While rapping the State on its knuckles, the Bench then further added in para 10 that, "Similarly, the State claims that it has a policy for suspending a sentence, in case, there is an emergency in the family or an urgent situation arises vis-à-vis a convicted prisoner. But, even the said policy is a flawed one. While, on the one hand, it states that in case a prisoner's family faces an urgent situation, the prisoner would be released for a maximum of three months, yet Clause 7 of the Policy prohibits the suspension of sentence of those prisoners, who are convicted for murder, dacoity, rape, POCSO offences, until and unless, they complete four years of sentence. There is no reasonable justification for denying a convicted prisoner, of offence under Section 302 IPC, of an opportunity to go out and tackle the urgent situation being faced by his family. Therefore, even this particular clause of the policy would have to be re-examined by the State."
As a corollary, the Bench then directs in para 11 holding that, "Therefore, this Court directs the learned Inspector General of Prisons to first visit each of the jails functioning in the State, and to submit a detailed report about the conditions of the jail along with photographs of the jail. He is further directed to put forth the vision for improving and reforming the conditions of the jail. He is further directed to give his opinion on the issue whether, more open air jails should be created within the State, or not? For, presently we only have a single open air jail functioning in the State. Lastly, he is directed to convey his vision for improving the entire jail administration, including the jails which may be required for the future needs of the State."

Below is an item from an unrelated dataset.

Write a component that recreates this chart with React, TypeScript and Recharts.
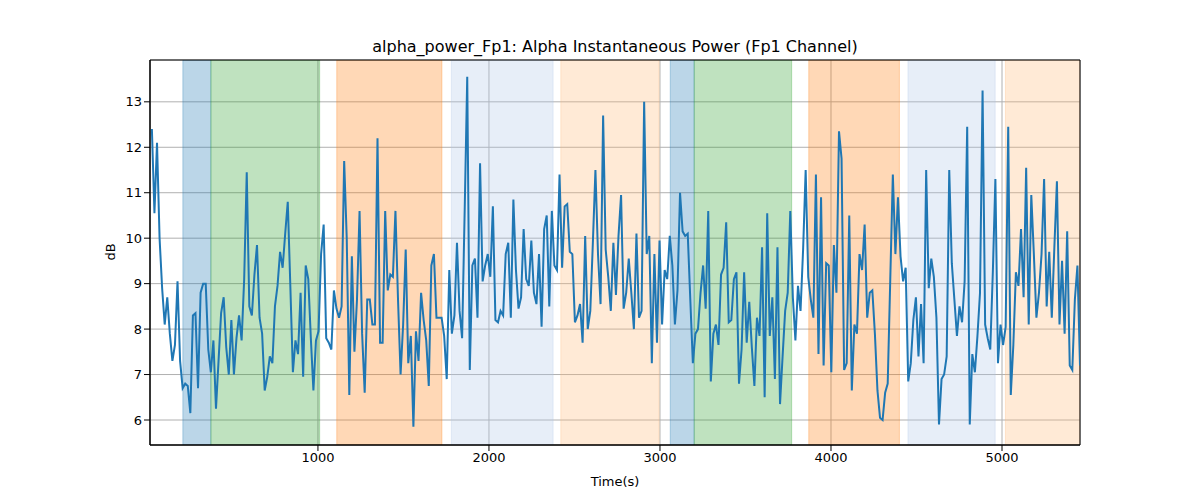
import React from 'react';
import { ComposedChart, Line, XAxis, YAxis, CartesianGrid, ReferenceArea } from 'recharts';

// Fp1 alpha power (dB), sampled at a fixed step from tStart to tEnd
const tStart = 29;
const tEnd = 5456;
const power = [
  12.4, 10.55, 12.1, 10.0, 8.9, 8.1, 8.7, 7.9, 7.3, 7.65, 9.05, 7.3, 6.7, 6.8, 6.75, 6.15, 8.3, 8.35, 6.7, 8.8,
  9.0, 9.0, 7.55, 7.05, 7.75, 6.25, 7.3, 8.35, 8.7, 7.6, 7.0, 8.2, 7.0, 7.8, 8.3, 7.75, 9.1, 11.45, 8.5, 8.3,
  9.2, 9.85, 8.25, 7.9, 6.65, 6.95, 7.4, 7.25, 8.5, 8.95, 9.7, 9.35, 10.1, 10.8, 8.95, 7.05, 7.75, 7.45, 8.8, 6.95,
  9.4, 9.1, 7.8, 6.65, 7.75, 7.95, 9.65, 10.3, 7.8, 7.7, 7.55, 8.85, 8.45, 8.25, 8.5, 11.7, 10.0, 6.55, 9.6, 7.5,
  8.65, 10.6, 7.9, 6.6, 8.65, 8.65, 8.1, 8.1, 12.2, 7.7, 7.7, 10.6,
  8.85, 9.2, 9.15, 10.6, 8.65, 7.0, 8.1, 9.75, 7.25, 7.85, 5.85, 7.95, 7.3, 8.8, 8.2, 7.75, 6.75, 9.4, 9.65, 8.25,
  8.25, 8.25, 7.85, 6.9, 9.3, 7.9, 8.3, 9.9, 8.4, 7.8, 10.6, 13.55, 7.1, 9.4, 9.55, 8.25, 11.65, 9.05, 9.4, 9.65,
  9.15, 10.7, 8.2, 8.15, 8.4, 8.3, 9.65, 9.9, 8.25, 10.85, 9.3, 8.45, 8.7, 10.2, 9.1, 8.95, 9.95, 8.8, 8.55, 9.65,
  8.05, 10.2, 10.5, 8.5, 10.6, 9.4, 9.3, 11.4, 9.35, 10.7, 10.75, 9.7, 9.65, 8.15, 8.3, 8.55, 7.7, 10.05, 8.0, 8.4,
  9.9, 11.5, 9.65, 8.55, 12.7, 9.75, 9.15, 8.4, 9.9, 8.75, 10.05,
  10.95, 8.45, 8.8, 9.55, 8.8, 8.0, 10.1, 8.25, 8.4, 13.0, 9.65, 10.05, 7.25, 9.65, 7.7, 9.95, 8.1, 9.3, 9.1, 10.05,
  9.4, 8.1, 8.85, 11.0, 10.15, 10.05, 10.1, 8.65, 7.25, 7.9, 8.0, 8.8, 9.4, 8.45, 10.6, 6.85, 7.9, 8.1, 7.65, 9.2,
  9.35, 10.35, 8.15, 8.2, 9.1, 9.25, 6.8, 7.55, 9.25, 7.7, 8.6, 7.6, 6.75, 8.25, 7.85, 9.8, 6.5, 10.55, 7.85, 8.7,
  6.9, 9.8, 6.35, 7.4, 8.4, 8.8, 10.6, 8.7, 7.75, 8.95, 8.4, 9.75, 11.5, 9.15, 8.65, 8.25, 11.4, 7.45, 10.9, 7.2,
  9.45, 9.4, 7.05, 9.85, 8.8, 12.35, 11.75, 7.1, 7.25, 10.5, 6.65,
  8.1, 7.9, 9.65, 9.3, 10.3, 8.25, 8.8, 8.85, 7.9, 6.65, 6.05, 6.0, 6.6, 6.8, 9.1, 11.4, 9.65, 10.9, 9.6, 9.05,
  9.35, 6.85, 7.25, 8.2, 8.7, 7.4, 8.55, 7.25, 11.5, 8.9, 9.55, 9.15, 8.25, 5.9, 6.9, 7.0, 7.4, 11.5, 9.45, 8.65,
  7.85, 8.5, 8.15, 9.05, 12.45, 5.9, 7.45, 7.05, 7.85, 8.8, 13.25, 8.1, 7.8, 7.55, 9.25, 11.3, 7.25, 8.1, 7.65, 8.05,
  12.45, 6.55, 7.65, 9.25, 8.95, 10.2, 8.7, 11.55, 8.1, 10.95, 9.65, 8.25, 8.8, 9.65, 11.3, 8.5, 9.7, 8.25, 9.8, 11.25,
  8.1, 9.5, 7.9, 10.15, 7.2, 7.1, 8.65, 9.4, 7.2,
];

// shaded segments: [start, end, colour, opacity]
const segStart = [210, 374, 1110, 1780, 2420, 3060, 3200, 3870, 4450, 5020];
const segEnd = [374, 1010, 1725, 2375, 2995, 3200, 3770, 4400, 4960, 5456];
const segColor = ['#1f77b4', '#2ca02c', '#ff7f0e', '#aec7e8', '#ffbb78', '#1f77b4', '#2ca02c', '#ff7f0e', '#aec7e8', '#ffbb78'];
const segOpacity = [0.3, 0.3, 0.3, 0.3, 0.3, 0.3, 0.3, 0.3, 0.3, 0.3];

const xTicks = [1000, 2000, 3000, 4000, 5000];
const yTicks = [6, 7, 8, 9, 10, 11, 12, 13];

const step = (tEnd - tStart) / (power.length - 1);
const data = power.map((v, i) => ({ t: tStart + i * step, v }));

const font = 'DejaVu Sans, sans-serif';

export default function App() {
  return (
    <div style={{ position: 'absolute', left: 0, top: 0, width: 1200, height: 500, background: '#fff', fontFamily: font }}>
      <ComposedChart width={1200} height={500} data={data} margin={{ top: 60, right: 120, bottom: 25, left: 0 }}>
        <text x={615} y={52} textAnchor="middle" fontSize={16} fill="#000">
          alpha_power_Fp1: Alpha Instantaneous Power (Fp1 Channel)
        </text>
        <text x={115} y={252} textAnchor="middle" fontSize={13} fill="#000" transform="rotate(-90 115 252)">dB</text>
        <text x={615} y={486} textAnchor="middle" fontSize={13} fill="#000">Time(s)</text>
        {segStart.map((s, i) => (
          <ReferenceArea key={i} x1={s} x2={segEnd[i]} y1={5.45} y2={13.92} fill={segColor[i]} fillOpacity={segOpacity[i]}
            stroke={segColor[i]} strokeOpacity={segOpacity[i]} ifOverflow="hidden" />
        ))}
        <CartesianGrid stroke="#b0b0b0" strokeWidth={1} />
        <XAxis dataKey="t" type="number" domain={[18, 5456]} ticks={xTicks} height={30} allowDataOverflow
          tick={{ fontSize: 13, fill: '#000', fontFamily: font }} tickLine={{ stroke: '#000' }} axisLine={{ stroke: '#000' }} />
        <YAxis type="number" domain={[5.45, 13.92]} ticks={yTicks} width={150} allowDataOverflow
          tick={{ fontSize: 13, fill: '#000', fontFamily: font }} tickLine={{ stroke: '#000' }} axisLine={{ stroke: '#000' }} />
        <Line dataKey="v" type="linear" stroke="#1f77b4" strokeWidth={2} dot={false} isAnimationActive={false} />
        <ReferenceArea x1={18} x2={5456} y1={5.45} y2={13.92} fill="none" stroke="#000" strokeWidth={1} />
      </ComposedChart>
    </div>
  );
}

What's more, the Bench then also directed in para 12 stating that, "The said report shall be submitted by him on or before 07.12.2021."

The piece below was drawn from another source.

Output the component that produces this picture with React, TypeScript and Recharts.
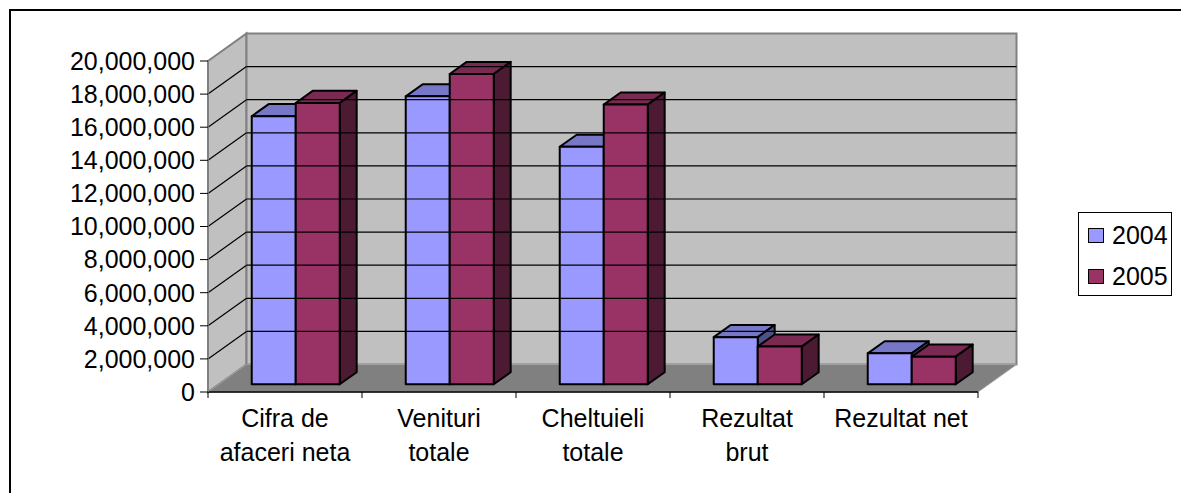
import React from 'react';
import { BarChart, Bar, XAxis, YAxis, Legend, ReferenceArea, ReferenceLine } from 'recharts';

const categories = ['Cifra de\nafaceri neta', 'Venituri\ntotale', 'Cheltuieli\ntotale', 'Rezultat\nbrut', 'Rezultat net'];
const values2004 = [16200000, 17400000, 14350000, 2850000, 1870000];
const values2005 = [17000000, 18750000, 16900000, 2280000, 1670000];
const yTicks = [0, 2000000, 4000000, 6000000, 8000000, 10000000, 12000000, 14000000, 16000000, 18000000, 20000000];
const seriesNames = ['2004', '2005'];

const data = categories.map((cat, i) => ({ cat, y2004: values2004[i], y2005: values2005[i] }));

const FONT = '"Liberation Sans", Arial, sans-serif';
// depth of the 3d box (back plane offset from the front plane)
const DX = 38.5;
const DY = -27.5;
const BAR_FRONT = 0.28;
const BAR_DEPTH = 0.44;

const colors = {
  '2004': { front: '#9999FF', top: '#7777C8', side: '#505088' },
  '2005': { front: '#993366', top: '#7A2952', side: '#4D1A33' },
};

const makeBar3D = (c: { front: string; top: string; side: string }) => (props: any) => {
  const { x, y, width, height } = props;
  if (width == null || height == null) return null;
  const fx = x + DX * BAR_FRONT;
  const fy = y + DY * BAR_FRONT;
  const bx = DX * BAR_DEPTH;
  const by = DY * BAR_DEPTH;
  const w = width;
  const h = height;
  const stroke = { stroke: '#000', strokeWidth: 2, strokeLinejoin: 'round' as const };
  return (
    <g>
      <polygon
        points={`${fx},${fy} ${fx + bx},${fy + by} ${fx + w + bx},${fy + by} ${fx + w},${fy}`}
        fill={c.top}
        {...stroke}
      />
      <polygon
        points={`${fx + w},${fy} ${fx + w + bx},${fy + by} ${fx + w + bx},${fy + h + by} ${fx + w},${fy + h}`}
        fill={c.side}
        {...stroke}
      />
      <rect x={fx} y={fy} width={w} height={h} fill={c.front} {...stroke} />
    </g>
  );
};

const Walls = (props: any) => {
  const { x, y, width: w, height: h } = props;
  return (
    <g>
      <polygon
        points={`${x},${y} ${x + DX},${y + DY} ${x + DX},${y + h + DY} ${x},${y + h}`}
        fill="#C0C0C0"
        stroke="#808080"
        strokeWidth={2}
      />
      <rect x={x + DX} y={y + DY} width={w} height={h} fill="#C0C0C0" stroke="#808080" strokeWidth={2} />
      <polygon
        points={`${x},${y + h} ${x + DX},${y + h + DY} ${x + w + DX},${y + h + DY} ${x + w},${y + h}`}
        fill="#808080"
        stroke="#A0A0A0"
        strokeWidth={1}
      />
    </g>
  );
};

const GridLine3D = (props: any) => {
  const { x1, y1, x2, y2 } = props;
  if (x1 == null) return null;
  return (
    <g>
      <line x1={x1} y1={y1} x2={x1 + DX} y2={y1 + DY} stroke="#000" strokeWidth={1.2} />
      <line x1={x1 + DX} y1={y1 + DY} x2={x2 + DX} y2={y2 + DY} stroke="#000" strokeWidth={1.2} />
    </g>
  );
};

const CategoryTick = (props: any) => {
  const { x, y, payload, index, width } = props;
  const band = width / categories.length;
  const lines = String(payload.value).split('\n');
  const left = x - band / 2;
  return (
    <g>
      <line x1={left} y1={y - 8} x2={left} y2={y - 2} stroke="#000" strokeWidth={1} />
      {index === categories.length - 1 && (
        <line x1={left + band} y1={y - 8} x2={left + band} y2={y - 2} stroke="#000" strokeWidth={1} />
      )}
      <text x={x} y={y} textAnchor="middle" fontSize={25} fontFamily={FONT} fill="#000">
        {lines.map((l, i) => (
          <tspan key={i} x={x} dy={i === 0 ? 27 : 34}>
            {l}
          </tspan>
        ))}
      </text>
    </g>
  );
};

const renderLegend = () => (
  <div
    style={{
      width: 94,
      height: 84,
      boxSizing: 'border-box',
      border: '1px solid #000',
      background: '#fff',
      padding: '2px 0 0 9px',
      fontFamily: FONT,
      fontSize: 25,
      color: '#000',
    }}
  >
    {seriesNames.map(name => (
      <div key={name} style={{ display: 'flex', alignItems: 'center', height: 41 }}>
        <span
          style={{
            display: 'inline-block',
            width: 16,
            height: 15,
            boxSizing: 'border-box',
            border: '1.5px solid #000',
            background: colors[name as '2004' | '2005'].front,
            marginRight: 8,
          }}
        />
        <span>{name}</span>
      </div>
    ))}
  </div>
);

export default function App() {
  return (
    <div style={{ position: 'absolute', left: 0, top: 0, width: 1181, height: 493, overflow: 'hidden', background: '#fff' }}>
      <div
        style={{
          position: 'absolute',
          left: 9,
          top: 9,
          width: 1400,
          height: 700,
          borderTop: '2px solid #000',
          borderLeft: '2px solid #000',
        }}
      />
      <div style={{ position: 'absolute', left: 0, top: 0 }}>
        <BarChart
          width={1181}
          height={493}
          data={data}
          margin={{ top: 61, right: 109, bottom: 41, left: 18 }}
          barCategoryGap="21.4%"
          barGap={0}
        >
          <ReferenceArea yAxisId={0} y1={0} y2={20000000} shape={Walls} ifOverflow="visible" />
          {yTicks.slice(1, -1).map(v => (
            <ReferenceLine key={v} y={v} shape={GridLine3D} ifOverflow="visible" />
          ))}
          <XAxis
            dataKey="cat"
            interval={0}
            height={60}
            tickLine={false}
            tickSize={6}
            tickMargin={2}
            axisLine={{ stroke: '#000', strokeWidth: 1.5 }}
            tick={<CategoryTick />}
          />
          <YAxis
            domain={[0, 20000000]}
            ticks={yTicks}
            interval={0}
            width={190}
            tickSize={8}
            tickMargin={5}
            axisLine={{ stroke: '#808080', strokeWidth: 1.5 }}
            tickLine={{ stroke: '#000' }}
            tick={{ fill: '#000', fontSize: 25, fontFamily: FONT }}
            tickFormatter={(v: number) => v.toLocaleString('en-US')}
          />
          <Legend
            layout="vertical"
            align="right"
            verticalAlign="top"
            content={renderLegend}
            wrapperStyle={{ left: 1078, top: 212, right: 'auto', width: 94 }}
          />
          <Bar dataKey="y2004" name="2004" shape={makeBar3D(colors['2004'])} isAnimationActive={false} />
          <Bar dataKey="y2005" name="2005" shape={makeBar3D(colors['2005'])} isAnimationActive={false} />
        </BarChart>
      </div>
    </div>
  );
}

Going forward, the Bench then further directed in para 13 stating that, "Both, Mr. Ranjeet Singh Sinha, the learned Secretary (Home), and Mr. Pushpak Jyoti, the learned Inspector General of Prisons, Uttarakhand, are directed to remain present before this Court through video conferencing on 08.12.2021."

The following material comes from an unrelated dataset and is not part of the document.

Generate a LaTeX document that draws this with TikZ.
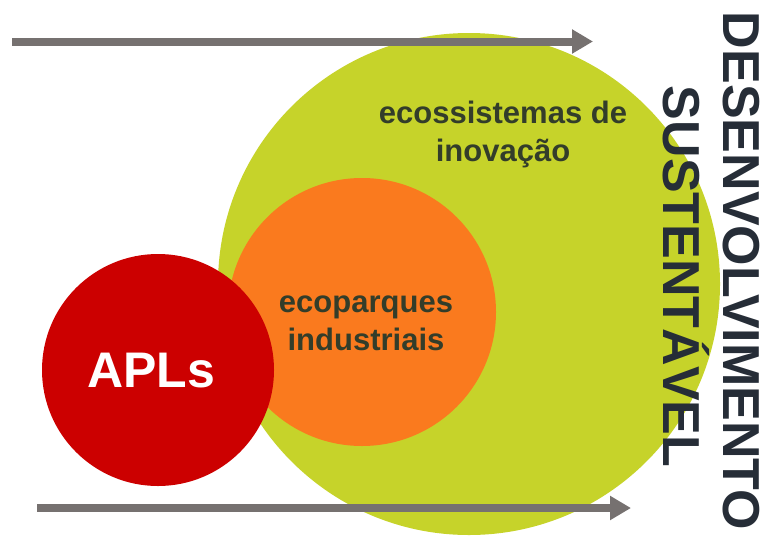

Not stopping here, the Bench then also directed the Registry in para 14 stating that, "The Registry is directed to tag Writ Petition (Criminal) No. 333 of 2021 with this batch of cases."
Finally, the Bench then concludes by holding in para 15 that, "List this case on 08.12.2021, along with connected matters."
No doubt, it is a very progressive, path-breaking and powerful judgment by the Bench of Uttarakhand High Court comprising of Chief Justice Raghvendra Singh Chauhan and Justice Alok Kumar Verma by which prisoners will benefit immensely. What all has been directed by the Uttarakhand High Court as mentioned aforesaid needs to be implemented forthwith and that too in totality and not piecemeal. It brooks no more delay anymore.
Of course, it merits no reiteration that the State must take promptly all such requisite steps as the High Court has pointed out to ameliorate the shabby condition of the prisoners in jail and to alleviate the innumerable sufferings which they and their family have to face most disgracefully! This is the crying need of the hour also! No denying or disputing it!